Actually the mandela effect is much simpler than you think it is. It's a spiritual play-game of lies to make people start believing in the truth of the cosmos.
Berenstein/Berenstain = simple typo that got blown out of proportion thanks to bureaucracy and ignorance.
Mandela's death = …probably a 1980s cover up for the sake of keeping mandela alive in the back scenes, until 2013, where he actually died for real. Alternatively, the news ran with a badly-sourced story and they weren't smart enough to go back and correct their mistakes before the damage was done.
(Oscar) Mayer/Meyer = memetic corruption of speech in the vein of "Beam me up Scotty" vs "Beam me up Mr. Scott" and "Saint Nicholas"/"Sant Nicklaus"/"Santa Claus".
It's amazing how one simple little "poke" in reality that amounts to nothing can cause such a reaction into believing in the otherworldly.

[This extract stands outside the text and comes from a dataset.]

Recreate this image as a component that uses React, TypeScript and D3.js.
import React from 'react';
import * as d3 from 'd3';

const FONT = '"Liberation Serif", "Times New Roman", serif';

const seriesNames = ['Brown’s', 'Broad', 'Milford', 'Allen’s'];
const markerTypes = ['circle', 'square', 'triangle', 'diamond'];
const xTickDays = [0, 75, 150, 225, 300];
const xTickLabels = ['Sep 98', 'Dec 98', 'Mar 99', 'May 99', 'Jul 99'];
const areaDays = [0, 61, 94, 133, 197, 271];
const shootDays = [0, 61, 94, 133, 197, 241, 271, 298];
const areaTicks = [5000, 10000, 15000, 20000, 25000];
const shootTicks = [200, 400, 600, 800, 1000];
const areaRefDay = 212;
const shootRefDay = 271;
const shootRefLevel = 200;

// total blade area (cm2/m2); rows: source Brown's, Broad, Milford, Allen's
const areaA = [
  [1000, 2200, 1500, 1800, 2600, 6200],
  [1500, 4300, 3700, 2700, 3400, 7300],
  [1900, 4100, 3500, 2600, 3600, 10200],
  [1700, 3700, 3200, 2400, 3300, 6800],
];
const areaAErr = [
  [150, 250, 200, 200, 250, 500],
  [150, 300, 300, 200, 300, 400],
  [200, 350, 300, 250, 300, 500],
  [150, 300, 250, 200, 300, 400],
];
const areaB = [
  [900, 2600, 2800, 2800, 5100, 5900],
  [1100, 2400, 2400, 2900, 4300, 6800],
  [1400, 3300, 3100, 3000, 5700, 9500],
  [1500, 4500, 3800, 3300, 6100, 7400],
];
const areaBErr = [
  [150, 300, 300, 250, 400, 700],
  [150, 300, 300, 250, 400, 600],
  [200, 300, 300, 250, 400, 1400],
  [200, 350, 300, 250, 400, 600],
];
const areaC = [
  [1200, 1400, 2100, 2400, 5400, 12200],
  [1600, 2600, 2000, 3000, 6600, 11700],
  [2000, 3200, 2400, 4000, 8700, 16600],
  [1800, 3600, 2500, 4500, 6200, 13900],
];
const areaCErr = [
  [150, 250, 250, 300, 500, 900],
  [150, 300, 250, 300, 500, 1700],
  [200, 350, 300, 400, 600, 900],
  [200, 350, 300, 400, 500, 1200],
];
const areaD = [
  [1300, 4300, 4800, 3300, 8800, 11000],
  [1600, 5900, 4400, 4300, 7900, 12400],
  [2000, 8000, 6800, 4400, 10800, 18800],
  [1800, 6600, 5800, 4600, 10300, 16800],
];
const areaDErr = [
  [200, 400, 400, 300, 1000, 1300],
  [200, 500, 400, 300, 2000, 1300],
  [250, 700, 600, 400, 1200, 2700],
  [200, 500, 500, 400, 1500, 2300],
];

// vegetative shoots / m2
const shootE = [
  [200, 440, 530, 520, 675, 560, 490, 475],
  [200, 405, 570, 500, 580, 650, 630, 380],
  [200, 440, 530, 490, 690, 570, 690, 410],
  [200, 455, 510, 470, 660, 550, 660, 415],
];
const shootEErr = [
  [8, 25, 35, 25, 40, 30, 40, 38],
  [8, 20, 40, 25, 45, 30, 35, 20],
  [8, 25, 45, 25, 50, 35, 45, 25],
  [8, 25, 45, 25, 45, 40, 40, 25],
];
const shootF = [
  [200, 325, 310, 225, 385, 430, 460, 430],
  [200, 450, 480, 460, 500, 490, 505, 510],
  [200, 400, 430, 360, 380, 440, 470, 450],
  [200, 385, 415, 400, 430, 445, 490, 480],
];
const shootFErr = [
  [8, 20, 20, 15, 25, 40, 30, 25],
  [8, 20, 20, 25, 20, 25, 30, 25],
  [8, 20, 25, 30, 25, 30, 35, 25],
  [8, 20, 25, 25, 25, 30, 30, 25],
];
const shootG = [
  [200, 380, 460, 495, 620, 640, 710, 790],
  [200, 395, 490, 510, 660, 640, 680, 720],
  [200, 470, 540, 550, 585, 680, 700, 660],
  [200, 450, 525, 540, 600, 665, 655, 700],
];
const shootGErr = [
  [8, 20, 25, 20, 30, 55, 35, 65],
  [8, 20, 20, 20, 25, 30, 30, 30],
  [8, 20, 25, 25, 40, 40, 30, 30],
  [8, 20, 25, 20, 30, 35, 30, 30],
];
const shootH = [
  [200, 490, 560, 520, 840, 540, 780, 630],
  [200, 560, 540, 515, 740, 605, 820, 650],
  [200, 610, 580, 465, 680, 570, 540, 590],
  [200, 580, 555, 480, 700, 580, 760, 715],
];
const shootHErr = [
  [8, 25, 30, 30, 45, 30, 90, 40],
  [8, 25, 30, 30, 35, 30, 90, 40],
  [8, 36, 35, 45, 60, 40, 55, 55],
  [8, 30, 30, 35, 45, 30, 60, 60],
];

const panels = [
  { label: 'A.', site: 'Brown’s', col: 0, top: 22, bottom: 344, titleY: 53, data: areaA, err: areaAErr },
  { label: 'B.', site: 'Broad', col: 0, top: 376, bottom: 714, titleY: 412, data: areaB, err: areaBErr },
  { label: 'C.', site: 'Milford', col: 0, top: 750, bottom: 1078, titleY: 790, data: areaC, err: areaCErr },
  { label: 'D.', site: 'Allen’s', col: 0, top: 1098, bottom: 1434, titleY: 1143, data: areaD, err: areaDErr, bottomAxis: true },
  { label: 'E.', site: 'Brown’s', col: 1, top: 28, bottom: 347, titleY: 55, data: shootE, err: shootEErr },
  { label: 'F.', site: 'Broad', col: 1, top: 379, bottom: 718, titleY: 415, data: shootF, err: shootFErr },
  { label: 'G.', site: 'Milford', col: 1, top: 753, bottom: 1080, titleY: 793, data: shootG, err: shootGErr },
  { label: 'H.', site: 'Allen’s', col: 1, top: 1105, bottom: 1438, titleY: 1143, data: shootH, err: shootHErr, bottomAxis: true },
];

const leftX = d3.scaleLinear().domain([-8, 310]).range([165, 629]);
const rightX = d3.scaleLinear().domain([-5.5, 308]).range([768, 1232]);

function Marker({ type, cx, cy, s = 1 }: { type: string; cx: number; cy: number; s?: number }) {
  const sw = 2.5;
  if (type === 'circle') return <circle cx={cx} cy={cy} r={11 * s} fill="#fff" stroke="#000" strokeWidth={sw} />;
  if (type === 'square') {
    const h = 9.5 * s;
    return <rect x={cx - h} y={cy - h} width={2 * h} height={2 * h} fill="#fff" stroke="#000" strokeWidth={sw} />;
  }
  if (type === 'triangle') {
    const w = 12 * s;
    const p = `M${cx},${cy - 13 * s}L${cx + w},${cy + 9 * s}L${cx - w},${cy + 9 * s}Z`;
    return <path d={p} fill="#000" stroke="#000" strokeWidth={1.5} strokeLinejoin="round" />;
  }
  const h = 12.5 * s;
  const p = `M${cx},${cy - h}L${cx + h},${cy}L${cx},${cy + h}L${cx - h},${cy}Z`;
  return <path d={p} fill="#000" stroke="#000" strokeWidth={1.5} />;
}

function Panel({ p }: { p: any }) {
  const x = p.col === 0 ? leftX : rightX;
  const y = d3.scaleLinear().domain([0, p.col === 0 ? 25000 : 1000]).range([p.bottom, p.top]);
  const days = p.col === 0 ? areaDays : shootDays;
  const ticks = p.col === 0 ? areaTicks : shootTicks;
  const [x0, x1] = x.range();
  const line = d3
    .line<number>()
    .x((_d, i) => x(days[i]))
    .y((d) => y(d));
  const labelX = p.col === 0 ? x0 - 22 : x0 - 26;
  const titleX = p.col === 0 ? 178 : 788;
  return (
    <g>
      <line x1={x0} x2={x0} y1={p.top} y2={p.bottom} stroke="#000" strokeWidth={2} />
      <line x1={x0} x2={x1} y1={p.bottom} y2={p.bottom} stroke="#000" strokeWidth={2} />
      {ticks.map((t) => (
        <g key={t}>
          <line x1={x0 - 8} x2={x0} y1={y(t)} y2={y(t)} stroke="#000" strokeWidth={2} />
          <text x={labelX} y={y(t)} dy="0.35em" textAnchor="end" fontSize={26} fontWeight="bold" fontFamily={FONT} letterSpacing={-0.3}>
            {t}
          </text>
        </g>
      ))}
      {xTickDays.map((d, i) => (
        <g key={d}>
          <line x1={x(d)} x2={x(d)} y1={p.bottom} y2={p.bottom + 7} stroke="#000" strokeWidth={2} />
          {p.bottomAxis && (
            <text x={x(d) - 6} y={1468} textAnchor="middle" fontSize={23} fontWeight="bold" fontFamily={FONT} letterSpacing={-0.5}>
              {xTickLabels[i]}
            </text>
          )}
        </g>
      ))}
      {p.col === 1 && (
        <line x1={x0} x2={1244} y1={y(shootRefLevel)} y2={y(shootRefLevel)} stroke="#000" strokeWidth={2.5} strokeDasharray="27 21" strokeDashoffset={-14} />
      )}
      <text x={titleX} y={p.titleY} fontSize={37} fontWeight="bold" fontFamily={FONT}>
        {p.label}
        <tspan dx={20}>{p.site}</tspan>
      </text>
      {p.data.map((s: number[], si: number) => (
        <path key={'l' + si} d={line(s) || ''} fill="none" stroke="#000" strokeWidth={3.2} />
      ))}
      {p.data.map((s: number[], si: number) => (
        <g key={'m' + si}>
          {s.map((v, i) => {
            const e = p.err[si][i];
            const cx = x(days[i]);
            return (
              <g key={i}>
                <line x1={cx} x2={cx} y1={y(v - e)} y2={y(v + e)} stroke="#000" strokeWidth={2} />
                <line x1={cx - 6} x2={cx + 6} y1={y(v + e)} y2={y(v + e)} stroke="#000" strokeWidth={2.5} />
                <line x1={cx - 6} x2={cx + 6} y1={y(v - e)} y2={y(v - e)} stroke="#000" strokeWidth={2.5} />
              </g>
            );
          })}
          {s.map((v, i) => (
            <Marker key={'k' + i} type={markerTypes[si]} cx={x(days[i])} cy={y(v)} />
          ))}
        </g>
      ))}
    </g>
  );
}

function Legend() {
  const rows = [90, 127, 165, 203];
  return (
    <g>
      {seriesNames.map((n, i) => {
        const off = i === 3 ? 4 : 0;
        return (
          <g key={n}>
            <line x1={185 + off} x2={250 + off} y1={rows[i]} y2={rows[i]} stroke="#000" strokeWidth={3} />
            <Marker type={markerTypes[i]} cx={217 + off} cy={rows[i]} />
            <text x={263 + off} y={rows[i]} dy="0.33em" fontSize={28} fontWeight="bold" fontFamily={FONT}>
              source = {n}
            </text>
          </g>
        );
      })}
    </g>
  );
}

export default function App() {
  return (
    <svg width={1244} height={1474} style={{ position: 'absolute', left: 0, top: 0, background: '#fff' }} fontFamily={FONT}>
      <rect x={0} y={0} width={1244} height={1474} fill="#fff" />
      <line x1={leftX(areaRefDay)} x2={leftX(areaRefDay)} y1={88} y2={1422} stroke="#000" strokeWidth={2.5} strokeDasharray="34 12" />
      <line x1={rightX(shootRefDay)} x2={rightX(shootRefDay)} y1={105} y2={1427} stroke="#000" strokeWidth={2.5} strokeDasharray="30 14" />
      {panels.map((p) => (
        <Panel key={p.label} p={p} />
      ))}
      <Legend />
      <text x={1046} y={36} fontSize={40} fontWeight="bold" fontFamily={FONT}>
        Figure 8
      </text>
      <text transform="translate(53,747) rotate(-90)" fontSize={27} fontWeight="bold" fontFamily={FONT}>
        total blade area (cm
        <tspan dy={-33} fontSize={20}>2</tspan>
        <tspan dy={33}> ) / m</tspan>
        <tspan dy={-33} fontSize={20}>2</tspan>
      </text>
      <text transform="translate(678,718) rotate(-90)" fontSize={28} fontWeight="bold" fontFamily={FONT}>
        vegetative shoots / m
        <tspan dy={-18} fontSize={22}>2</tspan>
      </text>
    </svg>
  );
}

>Technically we never actually die. This reality is an artificial construct held together by our consciousness.
You're not far from the truth. The mortal world is bound by our consciousness, the consciousness is immortal, but the mortal body 'is bound to death. Bodies die, memories are released, and the consciousness reincarnates if they wish.
>Everything around you, including your body, is just a probability wave.

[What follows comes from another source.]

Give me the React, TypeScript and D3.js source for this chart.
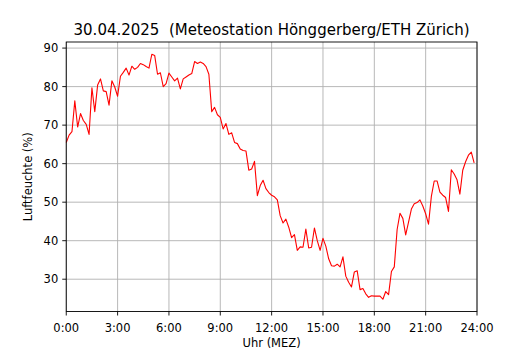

probability waves are just one little piece of reality's puzzle. Why discount flesh and blood?
>Time isn't real. Isn't actually linear. It's just your consciousness interpreting it as such to give you the illusion of continuity.
True, time is a mortal invention, and beyond mortal dimensions, time doesn't exist. However, If time is just a mortal invention, then does it need to matter if it's linear or not?
>Your timeline is connected to which ever collective conscious group you most closely match.
I feel that "worldspace" would be a more accurate term for this than "timeline".